She loved being with children from a tender and she seems to have made up her mind to live her whole life for them. Her love for children is actually the reason she took up a career that puts her in frequent contact with them, especially when they are unwell. That is the secret behind Dr Ethwako Phiri’s medical career, who currently serves as registrar in Queen Elizabeth Central Hospital Paediatrics Department. EW had a chat with her. Excerpts:
Who is Dr Ethwako Phiri?
Ethwako Phiri (née Mlia) was born on June 25 1985 to late Gerald and Verah Mlia. I am the third and last born child. I come from Ntaja Village, Traditional Authority (T/A) Kawinga, in Machinga. I am married to Aonenji Phiri, with whom I have a son, Tsidkenu. Currently, I work as a registrar in the Paedriatrics Department at Queen Elizabeth Central Hospital.
What sort of upbringing did you have?
I grew up in Blantyre. As we were growing up, my parents always told us to put God first in everything we do and to always work hard in everything. They also taught us to always value family.
Share with me your education background
I started my primary school education at Dharap (now Namiwawa) Primary School till Standard 4 when I went to Mount View Primary School. After that, I went to Kamuzu Academy where I did up to A Level. For tertiary education, I went to University of Malawi’s College of Medicine and graduated with a bachelor of medicine bachelor of surgery (MBBS) in 2008. I am currently pursuing a masters of medicine in paediatrics.
Your career progression?
After my graduation, I did my internship for two years at Queen Elizabeth Central Hospital (Qech) before going to Mangochi where after a few months I became the district medical officer for a year and later became the District Health Officer from December 2011 to May 2014.

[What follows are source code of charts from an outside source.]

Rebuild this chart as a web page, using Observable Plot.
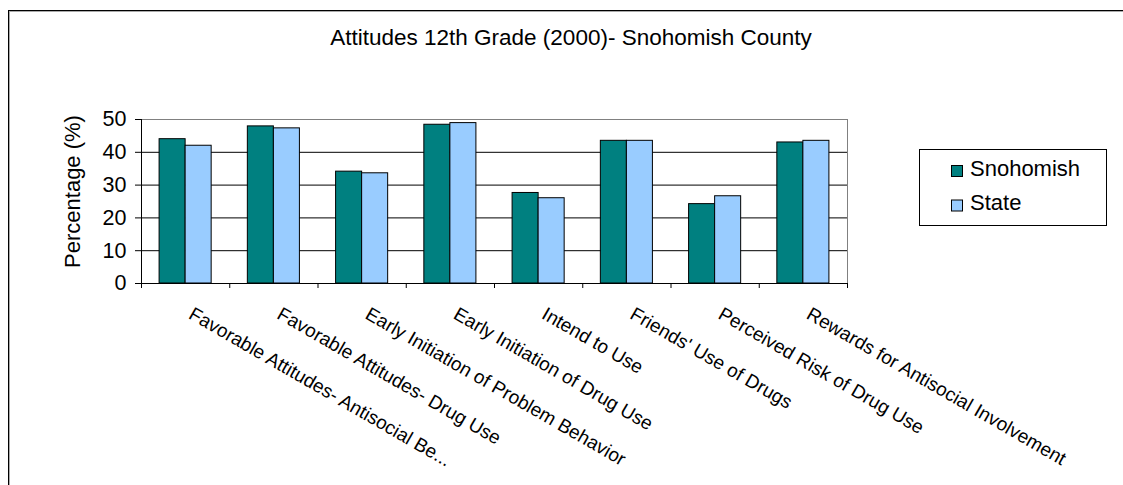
<!DOCTYPE html>
<html>
<head>
<meta charset="utf-8">
<script src="https://cdn.jsdelivr.net/npm/d3@7"></script>
<script src="https://cdn.jsdelivr.net/npm/@observablehq/plot@0.6"></script>
<style>
  html, body { margin: 0; padding: 0; background: #fff; color: #000; overflow: hidden; }
  #wrap { position: relative; width: 1123px; height: 485px; overflow: hidden; background: #fff;
          font-family: "Liberation Sans", Arial, sans-serif; }
  #bl { position: absolute; left: 8px; top: 10px; width: 1px; height: 475px; background: #000; }
  #bl2 { position: absolute; left: 9px; top: 11px; width: 1px; height: 474px; background: #aaa; }
  #bt { position: absolute; left: 8px; top: 10px; width: 1115px; height: 1px; background: #000; }
  #bt2 { position: absolute; left: 9px; top: 11px; width: 1114px; height: 1px; background: #aaa; }
  #title { position: absolute; left: 0; top: 27px; width: 1142px; text-align: center;
           font-size: 22.5px; line-height: 22px; color: #000; white-space: nowrap; }
  #chart { position: absolute; left: 0; top: 0; }
  #legend { position: absolute; left: 919px; top: 149px; }
</style>
</head>
<body>
<div id="wrap">
  <div id="bl"></div><div id="bl2"></div><div id="bt"></div><div id="bt2"></div>
  <div id="chart"></div>
  <div id="title"></div>
  <div id="legend"></div>
</div>
<script>
// ---- data ----
const title = "Attitudes 12th Grade (2000)- Snohomish County";
const yLabel = "Percentage (%)";
const categories = [
  "Favorable Attitudes- Antisocial Be...",
  "Favorable Attitudes- Drug Use",
  "Early Initiation of Problem Behavior",
  "Early Initiation of Drug Use",
  "Intend to Use",
  "Friends' Use of Drugs",
  "Perceived Risk of Drug Use",
  "Rewards for Antisocial Involvement"
];
const seriesNames = ["Snohomish", "State"];
const snohomish = [44.0, 47.9, 34.1, 48.4, 27.6, 43.5, 24.2, 43.0];
const state     = [42.0, 47.3, 33.6, 48.9, 26.0, 43.5, 26.6, 43.5];
const seriesColors = ["#008080", "#99CCFF"];
const yTicks = [0, 10, 20, 30, 40, 50];

// ---- table ----
const seriesValues = [snohomish, state];
const rows = [];
categories.forEach((c, i) => {
  seriesNames.forEach((s, k) => rows.push({cat: c, i, k, series: s, value: seriesValues[k][i]}));
});
const groupPad = 0.205;            // outer gap of each category slot (fraction of slot)
const barW = (1 - 2 * groupPad) / seriesNames.length;

document.getElementById("title").textContent = title;

const chart = Plot.plot({
  width: 1123,
  height: 485,
  marginLeft: 141,
  marginRight: 276,
  marginTop: 119,
  marginBottom: 202,
  style: {fontFamily: "'Liberation Sans', Arial, sans-serif", fontSize: "21.5px", color: "#000", background: "transparent", overflow: "visible"},
  x: {domain: [0, categories.length], ticks: d3.range(categories.length + 1), tickSize: 5, tickFormat: () => "", label: null},
  y: {domain: [0, 50], ticks: yTicks, tickSize: 6, tickPadding: 9, label: null},
  color: {domain: seriesNames, range: seriesColors},
  marks: [
    Plot.ruleY(yTicks.filter(t => t > 0 && t < 50), {stroke: "#000", strokeWidth: 1}),
    Plot.ruleY([50], {stroke: "#808080", strokeWidth: 1}),
    Plot.ruleX([categories.length], {stroke: "#808080", strokeWidth: 1}),
    Plot.rectY(rows, {
      x1: d => d.i + groupPad + d.k * barW,
      x2: d => d.i + groupPad + (d.k + 1) * barW,
      y1: 0,
      y2: "value",
      fill: "series",
      stroke: "#000",
      strokeWidth: 1
    }),
    Plot.ruleY([0], {stroke: "#000", strokeWidth: 1}),
    Plot.ruleX([0], {stroke: "#000", strokeWidth: 1}),
    Plot.text(categories, {
      x: (d, i) => i + 0.5,
      y: 0,
      text: d => d,
      rotate: 30,
      textAnchor: "start",
      dx: 5,
      dy: 29,
      fontSize: 19,
      fill: "#000"
    }),
    Plot.text([yLabel], {
      frameAnchor: "left",
      textAnchor: "middle",
      text: d => d,
      rotate: -90,
      dx: -69,
      dy: -10,
      fontSize: 22,
      fill: "#000"
    })
  ]
});
document.getElementById("chart").appendChild(chart);

// ---- legend ----
const lg = d3.select("#legend").append("svg").attr("width", 190).attr("height", 80);
lg.append("rect").attr("x", 0.5).attr("y", 0.5).attr("width", 187).attr("height", 76)
  .attr("fill", "#fff").attr("stroke", "#000");
seriesNames.forEach((s, k) => {
  const g = lg.append("g").attr("transform", `translate(0, ${k * 34.5})`);
  g.append("rect").attr("x", 32.5).attr("y", 16.5).attr("width", 11).attr("height", 11)
    .attr("fill", seriesColors[k]).attr("stroke", "#000");
  g.append("text").attr("x", 51).attr("y", 26.5).text(s)
    .attr("font-size", 22).attr("font-family", "'Liberation Sans', Arial, sans-serif").attr("fill", "#000");
});
</script>
</body>
</html>
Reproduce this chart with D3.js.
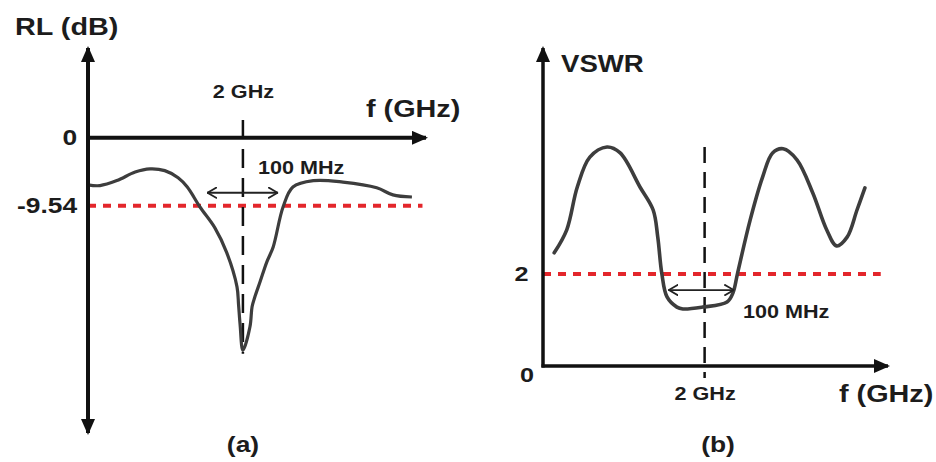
<!DOCTYPE html>
<html>
<head>
<meta charset="utf-8">
<script src="https://cdn.jsdelivr.net/npm/d3@7"></script>
<style>
body { margin: 0; background: #fff; }
svg { display: block; }
text { font-family: "Liberation Sans", Arial, sans-serif; font-weight: bold; fill: #1c1c1c; }
</style>
</head>
<body>
<svg id="fig" width="936" height="462"></svg>
<script>
// panel (a): return loss vs frequency
var freqA = [1.780, 1.797, 1.821, 1.847, 1.868, 1.889, 1.908, 1.921, 1.939, 1.960, 1.977, 1.9916, 1.9938, 1.996, 2.000,
             2.010, 2.013, 2.017, 2.024, 2.034, 2.043, 2.057, 2.071, 2.100, 2.142, 2.190, 2.213, 2.240];
var rlA   = [-6.6, -6.7, -6.0, -4.8, -4.35, -4.6, -5.6, -6.9, -9.7, -12.6, -16.1, -20.9, -23.4, -26.2, -29.8,
             -26.5, -23.7, -22.3, -20.3, -17.4, -15.3, -9.7, -6.9, -6.0, -6.2, -7.0, -8.0, -8.3];
var ticksA = [0, -9.54];
var rlLimit = -9.54;

// panel (b): VSWR vs frequency
var freqB = [1.772, 1.791, 1.807, 1.826, 1.852, 1.872, 1.902, 1.922, 1.929, 1.935, 1.943, 1.958, 1.967, 1.997,
             2.034, 2.043, 2.050, 2.069, 2.088, 2.103, 2.119, 2.140, 2.164, 2.185, 2.200, 2.216, 2.231, 2.243];
var vswrB = [2.46, 2.96, 3.89, 4.54, 4.76, 4.63, 3.89, 3.39, 2.80, 2.02, 1.50, 1.28, 1.24, 1.28,
             1.39, 1.59, 2.02, 3.17, 4.11, 4.63, 4.72, 4.48, 3.76, 2.96, 2.61, 2.80, 3.39, 3.87];
var ticksB = [2];
var vswrLimit = 2;

var centerFreq = 2;          // GHz
var bandA = [1.949, 2.050];  // 100 MHz span, panel a
var bandB = [1.945, 2.045];  // 100 MHz span, panel b

var svg = d3.select("#fig");

var defs = svg.append("defs");
defs.append("marker")
  .attr("id", "head")
  .attr("viewBox", "0 0 16 14")
  .attr("refX", 14).attr("refY", 7)
  .attr("markerUnits", "userSpaceOnUse")
  .attr("markerWidth", 16).attr("markerHeight", 14)
  .attr("orient", "auto-start-reverse")
  .append("path").attr("d", "M0,0L16,7L0,14z").attr("fill", "#111");
defs.append("marker")
  .attr("id", "vee")
  .attr("viewBox", "0 0 10 12")
  .attr("refX", 10).attr("refY", 6)
  .attr("markerUnits", "userSpaceOnUse")
  .attr("markerWidth", 10).attr("markerHeight", 12)
  .attr("orient", "auto-start-reverse")
  .append("path").attr("d", "M0,0.5L9.5,6L0,11.5")
  .attr("fill", "none").attr("stroke", "#222").attr("stroke-width", 1.8);

var label = function(txt, x, y, size, anchor) {
  svg.append("text")
    .attr("transform", "translate(" + x + "," + y + ") scale(1.2,1)")
    .attr("text-anchor", anchor || "start")
    .style("font-size", size + "px")
    .text(txt);
};

// plain hyphen, as in the figure
var fmt = function(d) { return String(d); };

// ---------- panel (a)
var xA = d3.scaleLinear().domain([1.78, 2.26]).range([88, 426]);
var yA = d3.scaleLinear().domain([12.6, -41.4]).range([48, 433]);

var lineA = d3.line()
  .x(function(d) { return xA(d[0]); })
  .y(function(d) { return yA(d[1]); })
  .curve(d3.curveCatmullRom.alpha(0.5));

svg.append("line")
  .attr("x1", xA(1.78)).attr("x2", xA(2.255))
  .attr("y1", yA(rlLimit)).attr("y2", yA(rlLimit))
  .attr("stroke", "#e3262b").attr("stroke-width", 4)
  .attr("stroke-dasharray", "8,7");

svg.append("line")
  .attr("x1", xA(centerFreq)).attr("x2", xA(centerFreq))
  .attr("y1", yA(2.5)).attr("y2", yA(-30.3))
  .attr("stroke", "#111").attr("stroke-width", 2.5)
  .attr("stroke-dasharray", "19,10");

svg.append("path")
  .datum(d3.zip(freqA, rlA))
  .attr("d", lineA)
  .attr("fill", "none").attr("stroke", "#3d3d3d").attr("stroke-width", 3.2)
  .attr("stroke-linejoin", "round");

// axes with arrows
svg.append("line")
  .attr("x1", xA(1.78)).attr("x2", xA(1.78))
  .attr("y1", yA(-41.4)).attr("y2", yA(12.6))
  .attr("stroke", "#111").attr("stroke-width", 4)
  .attr("marker-start", "url(#head)").attr("marker-end", "url(#head)");
svg.append("line")
  .attr("x1", xA(1.78)).attr("x2", xA(2.26))
  .attr("y1", yA(0)).attr("y2", yA(0))
  .attr("stroke", "#111").attr("stroke-width", 4)
  .attr("marker-end", "url(#head)");

var axA = svg.append("g").attr("transform", "translate(" + xA(1.78) + ",0)")
  .call(d3.axisLeft(yA).tickValues(ticksA).tickSize(0).tickPadding(9).tickFormat(fmt));
axA.select(".domain").remove();
axA.selectAll("text").attr("transform", "scale(1.2,1)")
  .style("font-size", "22px").style("font-family", null);

var topA = svg.append("g").attr("transform", "translate(0," + yA(0) + ")")
  .call(d3.axisTop(xA).tickValues([centerFreq]).tickSize(0).tickPadding(40)
    .tickFormat(function(d) { return d + " GHz"; }));
topA.select(".domain").remove();
topA.selectAll("text").attr("transform", "scale(1.2,1)")
  .style("font-size", "18px").style("font-family", null);

svg.append("line")
  .attr("x1", xA(bandA[0])).attr("x2", xA(bandA[1]))
  .attr("y1", yA(-7.7)).attr("y2", yA(-7.7))
  .attr("stroke", "#222").attr("stroke-width", 1.8)
  .attr("marker-start", "url(#vee)").attr("marker-end", "url(#vee)");

label("RL (dB)", 15, 35, 24);
label("f (GHz)", 366, 117, 24);
label("100 MHz", 258, 174, 18);
label("(a)", 243, 452, 22, "middle");

// ---------- panel (b)
var xB = d3.scaleLinear().domain([1.755, 2.278]).range([543, 888]);
var yB = d3.scaleLinear().domain([0, 6.91]).range([366, 48]);

var lineB = d3.line()
  .x(function(d) { return xB(d[0]); })
  .y(function(d) { return yB(d[1]); })
  .curve(d3.curveCatmullRom.alpha(0.5));

svg.append("line")
  .attr("x1", xB(1.755)).attr("x2", xB(2.267))
  .attr("y1", yB(vswrLimit)).attr("y2", yB(vswrLimit))
  .attr("stroke", "#e3262b").attr("stroke-width", 4)
  .attr("stroke-dasharray", "8,7");

svg.append("line")
  .attr("x1", xB(centerFreq)).attr("x2", xB(centerFreq))
  .attr("y1", yB(4.76)).attr("y2", yB(-0.26))
  .attr("stroke", "#111").attr("stroke-width", 2.5)
  .attr("stroke-dasharray", "16,9");

svg.append("path")
  .datum(d3.zip(freqB, vswrB))
  .attr("d", lineB)
  .attr("fill", "none").attr("stroke", "#3d3d3d").attr("stroke-width", 3.6)
  .attr("stroke-linejoin", "round").attr("stroke-linecap", "round");

svg.append("line")
  .attr("x1", xB(1.755)).attr("x2", xB(1.755))
  .attr("y1", yB(0) + 1.5).attr("y2", yB(6.91))
  .attr("stroke", "#111").attr("stroke-width", 3.5)
  .attr("marker-end", "url(#head)");
svg.append("line")
  .attr("x1", xB(1.755) - 1.5).attr("x2", xB(2.278))
  .attr("y1", yB(0)).attr("y2", yB(0))
  .attr("stroke", "#111").attr("stroke-width", 3.5)
  .attr("marker-end", "url(#head)");

var axB = svg.append("g").attr("transform", "translate(" + xB(1.755) + ",0)")
  .call(d3.axisLeft(yB).tickValues(ticksB).tickSize(0).tickPadding(12).tickFormat(fmt));
axB.select(".domain").remove();
axB.selectAll("text").attr("transform", "scale(1.2,1)")
  .style("font-size", "21px").style("font-family", null);

var botB = svg.append("g").attr("transform", "translate(0," + yB(0) + ")")
  .call(d3.axisBottom(xB).tickValues([centerFreq]).tickSize(0).tickPadding(21)
    .tickFormat(function(d) { return d + " GHz"; }));
botB.select(".domain").remove();
botB.selectAll("text").attr("transform", "scale(1.2,1)")
  .style("font-size", "18px").style("font-family", null);

svg.append("line")
  .attr("x1", xB(bandB[0])).attr("x2", xB(bandB[1]))
  .attr("y1", yB(1.65)).attr("y2", yB(1.65))
  .attr("stroke", "#222").attr("stroke-width", 1.8)
  .attr("marker-start", "url(#vee)").attr("marker-end", "url(#vee)");

label("0", 534, 382, 21, "end");
label("VSWR", 561, 72, 23);
label("f (GHz)", 839, 402, 24);
label("100 MHz", 743, 318, 18);
label("(b)", 718, 452, 22, "middle");
</script>
</body>
</html>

What does it entail to be registrar in paediatrics?
Well, it is working while doing school. We are responsible for seeing patients; both inpatients and outpatients. Apart from that, we also have teachings. To give an example of my day, we have a handover meeting between 8am to 9am. After that, we do ward rounds where we see and discuss patients’ cases with consultants. In the afternoon, we review cases of serious patients and hand them over to the team on call for night shift.
You graduated at 23. What is it like being a doctor at such a young age?
The most challenging part is just that after graduation, when we go to the district where we are given big responsibilities. So, it sometimes becomes overwhelming, but at the same time enjoyable. You learn a lot of interesting medical and non-medical things. You also learn to work with people in other fields.
What do you like about your job?
Everything! Just being able to help the children brings so much joy.
Have you always wanted a career in medicine?
Yes. College of Medicine was the only college I applied to.
Why did you opt for a career in paediatric medicine?
I am good with children and I love being around them. So, that and my passion to help the needy influenced my career choice.
Who is your source of inspiration?
My family—my husband, my mother and my siblings.
What would you advise girls who want to venture into medicine?
To everyone out there who wants to study medicine, my advice is simple: Do it because you want to, not because someone is telling you to do it. If it is really what you want, then go for it.
What challenges do you face in your daily duties?
Well, the usual lack of resources. Working in a hospital with limited resources can be frustrating at times, but knowing you did the best you could with few resources keeps me going.
I am hoping that after doing my masters degree, I will sub-specialise. It will probably be in paediatric neonatology.
One of the best days of my life is November 14 2014, when my son, Tsidkenu, was born. The saddest is when my father died, on September 3 2011.
How do you spend your free time?
Chatting with family and friends.
Spare ribs served with chips
I would like others to a grab a tip from what my parents taught me that when you put God first in everything you do, everything falls in line.